══ Information shown

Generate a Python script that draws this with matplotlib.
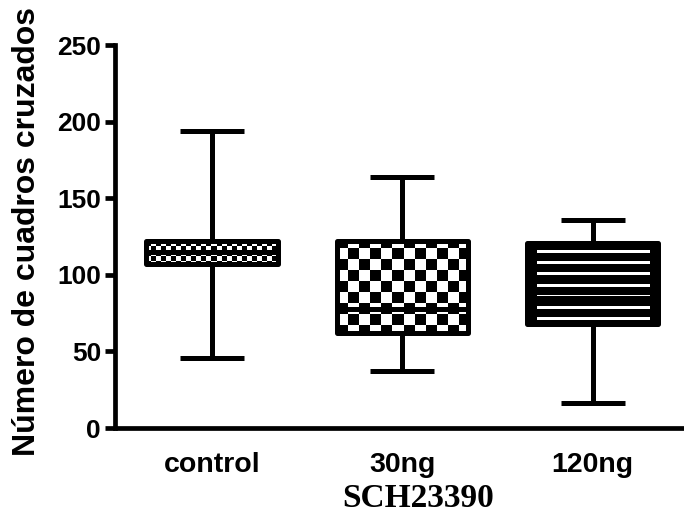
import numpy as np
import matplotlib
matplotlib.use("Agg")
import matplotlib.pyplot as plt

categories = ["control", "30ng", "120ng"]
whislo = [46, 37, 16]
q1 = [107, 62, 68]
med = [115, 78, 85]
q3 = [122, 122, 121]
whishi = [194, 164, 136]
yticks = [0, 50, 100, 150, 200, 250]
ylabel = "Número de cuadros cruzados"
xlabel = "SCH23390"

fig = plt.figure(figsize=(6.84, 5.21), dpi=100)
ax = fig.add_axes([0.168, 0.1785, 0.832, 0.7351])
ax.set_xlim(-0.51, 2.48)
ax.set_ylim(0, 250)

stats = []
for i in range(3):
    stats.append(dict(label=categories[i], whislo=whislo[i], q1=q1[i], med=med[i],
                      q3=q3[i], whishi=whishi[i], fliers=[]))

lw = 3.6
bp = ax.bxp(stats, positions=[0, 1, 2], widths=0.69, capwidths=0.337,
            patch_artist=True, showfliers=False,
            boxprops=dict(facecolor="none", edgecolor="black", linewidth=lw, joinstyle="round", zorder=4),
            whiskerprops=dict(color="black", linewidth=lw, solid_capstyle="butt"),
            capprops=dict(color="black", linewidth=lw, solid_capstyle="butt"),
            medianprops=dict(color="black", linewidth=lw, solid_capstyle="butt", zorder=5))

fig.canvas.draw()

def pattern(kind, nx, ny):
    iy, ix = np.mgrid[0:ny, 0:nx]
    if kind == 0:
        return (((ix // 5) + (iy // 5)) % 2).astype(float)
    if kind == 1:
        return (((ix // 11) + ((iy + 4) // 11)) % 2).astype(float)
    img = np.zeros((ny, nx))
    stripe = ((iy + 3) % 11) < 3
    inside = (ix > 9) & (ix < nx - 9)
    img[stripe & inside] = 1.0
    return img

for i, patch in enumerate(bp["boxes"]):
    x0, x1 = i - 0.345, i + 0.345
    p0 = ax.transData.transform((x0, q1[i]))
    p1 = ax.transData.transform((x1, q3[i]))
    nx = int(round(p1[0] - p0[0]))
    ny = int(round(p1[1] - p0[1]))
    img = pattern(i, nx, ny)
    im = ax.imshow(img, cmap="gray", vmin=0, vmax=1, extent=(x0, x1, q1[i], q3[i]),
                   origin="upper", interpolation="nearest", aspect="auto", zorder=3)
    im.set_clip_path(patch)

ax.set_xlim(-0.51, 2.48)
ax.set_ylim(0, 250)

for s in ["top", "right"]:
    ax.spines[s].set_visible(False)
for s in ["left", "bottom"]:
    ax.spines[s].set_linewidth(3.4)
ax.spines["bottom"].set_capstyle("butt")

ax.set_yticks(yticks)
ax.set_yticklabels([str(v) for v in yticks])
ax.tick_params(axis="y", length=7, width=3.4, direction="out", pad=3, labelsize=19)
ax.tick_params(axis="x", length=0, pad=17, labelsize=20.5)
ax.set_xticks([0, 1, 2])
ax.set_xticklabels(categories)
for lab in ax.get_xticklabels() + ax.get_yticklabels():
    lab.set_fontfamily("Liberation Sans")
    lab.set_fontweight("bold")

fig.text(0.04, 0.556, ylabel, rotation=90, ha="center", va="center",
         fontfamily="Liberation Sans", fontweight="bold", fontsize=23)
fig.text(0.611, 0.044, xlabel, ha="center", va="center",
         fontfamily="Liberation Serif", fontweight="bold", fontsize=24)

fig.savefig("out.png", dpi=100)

════

Send back the data above word for word, with the pictures left out.

Generate a Python script that draws this with matplotlib.
import numpy as np
import matplotlib
matplotlib.use("Agg")
import matplotlib.pyplot as plt

categories = ["control", "30ng", "120ng"]
whislo = [46, 37, 16]
q1 = [107, 62, 68]
med = [115, 78, 85]
q3 = [122, 122, 121]
whishi = [194, 164, 136]
yticks = [0, 50, 100, 150, 200, 250]
ylabel = "Número de cuadros cruzados"
xlabel = "SCH23390"

fig = plt.figure(figsize=(6.84, 5.21), dpi=100)
ax = fig.add_axes([0.168, 0.1785, 0.832, 0.7351])
ax.set_xlim(-0.51, 2.48)
ax.set_ylim(0, 250)

stats = []
for i in range(3):
    stats.append(dict(label=categories[i], whislo=whislo[i], q1=q1[i], med=med[i],
                      q3=q3[i], whishi=whishi[i], fliers=[]))

lw = 3.6
bp = ax.bxp(stats, positions=[0, 1, 2], widths=0.69, capwidths=0.337,
            patch_artist=True, showfliers=False,
            boxprops=dict(facecolor="none", edgecolor="black", linewidth=lw, joinstyle="round", zorder=4),
            whiskerprops=dict(color="black", linewidth=lw, solid_capstyle="butt"),
            capprops=dict(color="black", linewidth=lw, solid_capstyle="butt"),
            medianprops=dict(color="black", linewidth=lw, solid_capstyle="butt", zorder=5))

fig.canvas.draw()

def pattern(kind, nx, ny):
    iy, ix = np.mgrid[0:ny, 0:nx]
    if kind == 0:
        return (((ix // 5) + (iy // 5)) % 2).astype(float)
    if kind == 1:
        return (((ix // 11) + ((iy + 4) // 11)) % 2).astype(float)
    img = np.zeros((ny, nx))
    stripe = ((iy + 3) % 11) < 3
    inside = (ix > 9) & (ix < nx - 9)
    img[stripe & inside] = 1.0
    return img

for i, patch in enumerate(bp["boxes"]):
    x0, x1 = i - 0.345, i + 0.345
    p0 = ax.transData.transform((x0, q1[i]))
    p1 = ax.transData.transform((x1, q3[i]))
    nx = int(round(p1[0] - p0[0]))
    ny = int(round(p1[1] - p0[1]))
    img = pattern(i, nx, ny)
    im = ax.imshow(img, cmap="gray", vmin=0, vmax=1, extent=(x0, x1, q1[i], q3[i]),
                   origin="upper", interpolation="nearest", aspect="auto", zorder=3)
    im.set_clip_path(patch)

ax.set_xlim(-0.51, 2.48)
ax.set_ylim(0, 250)

for s in ["top", "right"]:
    ax.spines[s].set_visible(False)
for s in ["left", "bottom"]:
    ax.spines[s].set_linewidth(3.4)
ax.spines["bottom"].set_capstyle("butt")

ax.set_yticks(yticks)
ax.set_yticklabels([str(v) for v in yticks])
ax.tick_params(axis="y", length=7, width=3.4, direction="out", pad=3, labelsize=19)
ax.tick_params(axis="x", length=0, pad=17, labelsize=20.5)
ax.set_xticks([0, 1, 2])
ax.set_xticklabels(categories)
for lab in ax.get_xticklabels() + ax.get_yticklabels():
    lab.set_fontfamily("Liberation Sans")
    lab.set_fontweight("bold")

fig.text(0.04, 0.556, ylabel, rotation=90, ha="center", va="center",
         fontfamily="Liberation Sans", fontweight="bold", fontsize=23)
fig.text(0.611, 0.044, xlabel, ha="center", va="center",
         fontfamily="Liberation Serif", fontweight="bold", fontsize=24)

fig.savefig("out.png", dpi=100)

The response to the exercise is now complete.